Depending on where its going will depend on its speed, over the WAN, will be slower than a LAN or External drive. ??

Gobe1
25-03-2010, 11:46 AM
It is going across a network from a Fedora server to either another fedora (rsync) or a windows pc on a gigabit

fred_fish
25-03-2010, 12:04 PM
Use a wrapper script to log a timestamp at start & finish

Gobe1
25-03-2010, 01:34 PM
You mean add in the cron job to create a log or txt file with the time on it, one at the start and one at the finish?

EDIT: one at the end as i know when it is starting

fred_fish
25-03-2010, 01:45 PM
Well, it sounds like you have a cron job that calls the rsync binary directly?

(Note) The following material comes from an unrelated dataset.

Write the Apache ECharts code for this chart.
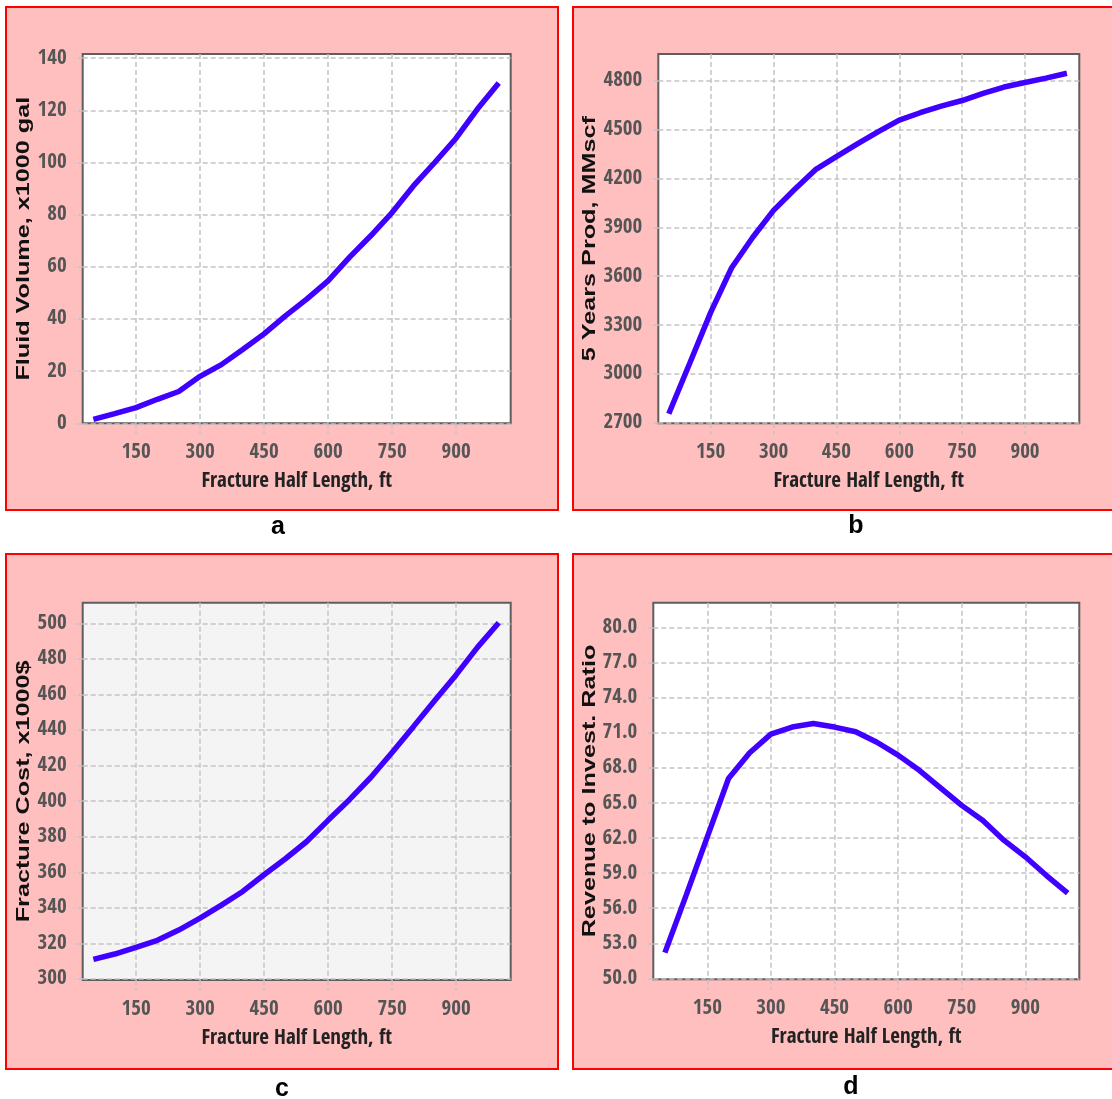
<!DOCTYPE html>
<html>
<head>
<meta charset="utf-8">
<title>Fracture half length sensitivity</title>
<script src="https://cdn.jsdelivr.net/npm/echarts@6/dist/echarts.min.js"></script>
<style>
  html, body { margin: 0; padding: 0; background: #fff; }
  #chart { width: 1112px; height: 1099px; }
</style>
</head>
<body>
<div id="chart"></div>
<script>
// fracture half length, ft (x for every panel)
const halfLength = [50, 100, 150, 200, 250, 300, 350, 400, 450, 500,
  550, 600, 650, 700, 750, 800, 850, 900, 950, 1000];

// a - fluid volume, x1000 gal
const fluidVolume = [1.5, 3.7, 6.0, 9.2, 12.2, 18.0, 22.5, 28.3, 34.3, 41.2,
  47.6, 54.6, 63.6, 71.9, 80.8, 91.0, 100.0, 109.3, 120.5, 130.5];
// b - 5 years production, MMscf
const prod5yr = [2755, 3065, 3378, 3652, 3838, 4005, 4133, 4255, 4335, 4413,
  4489, 4560, 4605, 4646, 4680, 4724, 4763, 4791, 4818, 4848];
// c - fracture cost, x1000$
const fracCost = [311, 314, 317.8, 321.7, 327.5, 334.2, 341.5, 349.2, 358.6, 367.6,
  377.3, 389.2, 400.8, 413.3, 427.4, 441.9, 456.6, 471, 486.5, 500.3];
// d - revenue to investment ratio
const revRatio = [52.2, 57.1, 62.1, 67.1, 69.3, 70.9, 71.5, 71.8, 71.5, 71.1,
  70.2, 69.1, 67.8, 66.3, 64.8, 63.5, 61.8, 60.4, 58.8, 57.3];

// tick labels
const xTicks = [150, 300, 450, 600, 750, 900];
const volumeTicks = [0, 20, 40, 60, 80, 100, 120, 140];
const prodTicks = [2700, 3000, 3300, 3600, 3900, 4200, 4500, 4800];
const costTicks = [300, 320, 340, 360, 380, 400, 420, 440, 460, 480, 500];
const ratioTicks = [50, 53, 56, 59, 62, 65, 68, 71, 74, 77, 80];

const narrow = '"Liberation Sans Narrow", "Noto Sans ExtraCondensed", "Noto Sans Condensed", ' +
  '"Open Sans Condensed", "DejaVu Sans Condensed", sans-serif';
const plain = '"Liberation Sans", Arial, sans-serif';
const lineColor = '#4000ff';
const gridLine = { color: '#c4c4c4', type: [5, 3], width: 1.5 };

const panels = [
  { box: [6, 7, 552, 503], grid: [82.7, 54, 428, 369.3], x: [25, 1028], y: [0, 141.6],
    ticks: volumeTicks, data: fluidVolume, bg: '#fff', title: 'Fluid Volume, x1000 gal',
    titleX: 24, letter: 'a', letterPos: [278, 527], fmt: v => String(v) },
  { box: [573, 7, 545, 503], grid: [658.3, 54, 421, 369.3], x: [25, 1029.6], y: [2696, 4966],
    ticks: prodTicks, data: prod5yr, bg: '#fff', title: '5 Years Prod, MMscf',
    titleX: 590, letter: 'b', letterPos: [856, 526], fmt: v => String(v) },
  { box: [6, 554, 552, 515], grid: [82.7, 602.7, 428, 377.3], x: [25, 1028], y: [299.4, 511.6],
    ticks: costTicks, data: fracCost, bg: '#f4f4f4', title: 'Fracture Cost, x1000$',
    titleX: 24, letter: 'c', letterPos: [282, 1089], fmt: v => String(v) },
  { box: [573, 554, 545, 515], grid: [653.3, 602.7, 426, 376.6], x: [22.6, 1027.4], y: [49.92, 82.14],
    ticks: ratioTicks, data: revRatio, bg: '#fff', title: 'Revenue to Invest. Ratio',
    titleX: 590, letter: 'd', letterPos: [851, 1087], fmt: v => v.toFixed(1) }
];

const grids = [], xAxes = [], yAxes = [], series = [], graphics = [];

panels.forEach((p, i) => {
  graphics.push({
    type: 'rect', z: -100, silent: true,
    shape: { x: p.box[0], y: p.box[1], width: p.box[2], height: p.box[3] },
    style: { fill: '#ffbfbf', stroke: '#ff0000', lineWidth: 2 }
  });
  graphics.push({
    type: 'text', z: 10, x: p.titleX, y: p.grid[1] + p.grid[3] / 2,
    rotation: Math.PI / 2, scaleX: 1.4,
    style: { text: p.title, font: 'bold 18px ' + plain, fill: '#111',
      textAlign: 'center', textVerticalAlign: 'middle', align: 'center', verticalAlign: 'middle' }
  });
  graphics.push({
    type: 'text', z: 10, x: p.letterPos[0], y: p.letterPos[1],
    style: { text: p.letter, font: 'bold 25px ' + plain, fill: '#000',
      textAlign: 'center', textVerticalAlign: 'middle', align: 'center', verticalAlign: 'middle' }
  });

  grids.push({
    left: p.grid[0], top: p.grid[1], width: p.grid[2], height: p.grid[3],
    show: true, backgroundColor: p.bg, borderColor: '#5e5e5e', borderWidth: 2
  });

  xAxes.push({
    type: 'value', gridIndex: i, min: p.x[0], max: p.x[1],
    name: 'Fracture Half Length, ft', nameLocation: 'middle', nameGap: 48,
    nameTextStyle: { fontFamily: narrow, fontWeight: 'bold', fontSize: 21, color: '#222' },
    axisLine: { show: false },
    axisTick: { show: true, length: 11, customValues: xTicks, lineStyle: gridLine },
    axisLabel: { customValues: xTicks, margin: 19, fontFamily: narrow, fontWeight: 'bold',
      fontSize: 21, color: '#555' },
    splitLine: { show: true, lineStyle: gridLine }
  });

  yAxes.push({
    type: 'value', gridIndex: i, min: p.y[0], max: p.y[1],
    axisLine: { show: false },
    axisTick: { show: true, length: 9, customValues: p.ticks, lineStyle: gridLine },
    axisLabel: { customValues: p.ticks, margin: 16, fontFamily: narrow, fontWeight: 'bold',
      fontSize: 21, color: '#555', formatter: p.fmt },
    splitLine: { show: true, lineStyle: gridLine }
  });

  series.push({
    type: 'line', xAxisIndex: i, yAxisIndex: i,
    data: halfLength.map((x, k) => [x, p.data[k]]),
    showSymbol: false, lineStyle: { color: lineColor, width: 5.5 },
    itemStyle: { color: lineColor }, z: 5
  });
});

const chart = echarts.init(document.getElementById('chart'), null, { renderer: 'canvas' });
chart.setOption({
  animation: false,
  backgroundColor: '#fff',
  grid: grids,
  xAxis: xAxes,
  yAxis: yAxes,
  series: series,
  graphic: { elements: graphics }
});
</script>
</body>
</html>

create a script that contains:
your existing rsync call with it's options

then the command to log a timestamp, maybe like:
date > /var/log/backup_finish_time

then set your cron job to call the script rather than rsync.

Gobe1
25-03-2010, 01:52 PM
Thanks
I will check that out and give it a shot
It looks good

Cheers

Gobe1
26-03-2010, 08:17 AM
Well i successfully got xxcopy to create a txt file using the /Fo<filename> switch
and the time the file is created can be seen from the date modified column

I will work on rsync next week on this using Fred Fish's method
Just thought i would post this for future reference

Gobes

Rod J
26-03-2010, 11:23 AM
I use Gadmin-Rsync (http://gadmintools.flippedweb.com/index.php?option=com_content&task=view&id=51&Itemid=38) which is a GUI front-end for the rsync binary and it produces a script that includes time stamping and output to a log. This is my example Linux Documents backup script:


#!/bin/sh

START_TIME=`date +%Y-%m-%d_%H:%M:%S`;
if [ ! -e '/media/Data/Linux_Backup/Documents' ]; then
MISSING_PATH=1
echo -n Missing_destination_path:_ >> /var/log/gadmin-rsync/gadmin-rsync-Linux-Documents.log
else
MISSING_PATH=0
rsync --archive --human-readable --verbose --stats --log-file=/var/log/gadmin-rsync/gadmin-rsync-Linux-Documents.log.details '/home/rod/Documents/' '/media/Data/Linux_Backup/Documents'
fi


if [ $? -eq 0 ] && [ $MISSING_PATH -eq 0 ]; then
STOP_TIME=`date +%Y-%m-%d_%H:%M:%S`;
echo "$START_TIME $STOP_TIME Backup successful: Source: [/home/rod/Documents/] Destination: [/media/Data/Linux_Backup/Documents]" >> /var/log/gadmin-rsync/gadmin-rsync-Linux-Documents.log
else
STOP_TIME=`date +%Y-%m-%d_%H:%M:%S`;
echo "$START_TIME $STOP_TIME Backup failure: Source: [/home/rod/Documents/] Destination: [/media/Data/Linux_Backup/Documents]" >> /var/log/gadmin-rsync/gadmin-rsync-Linux-Documents.log
fi


That script might give you an idea how to modify your rsync script to time the backup.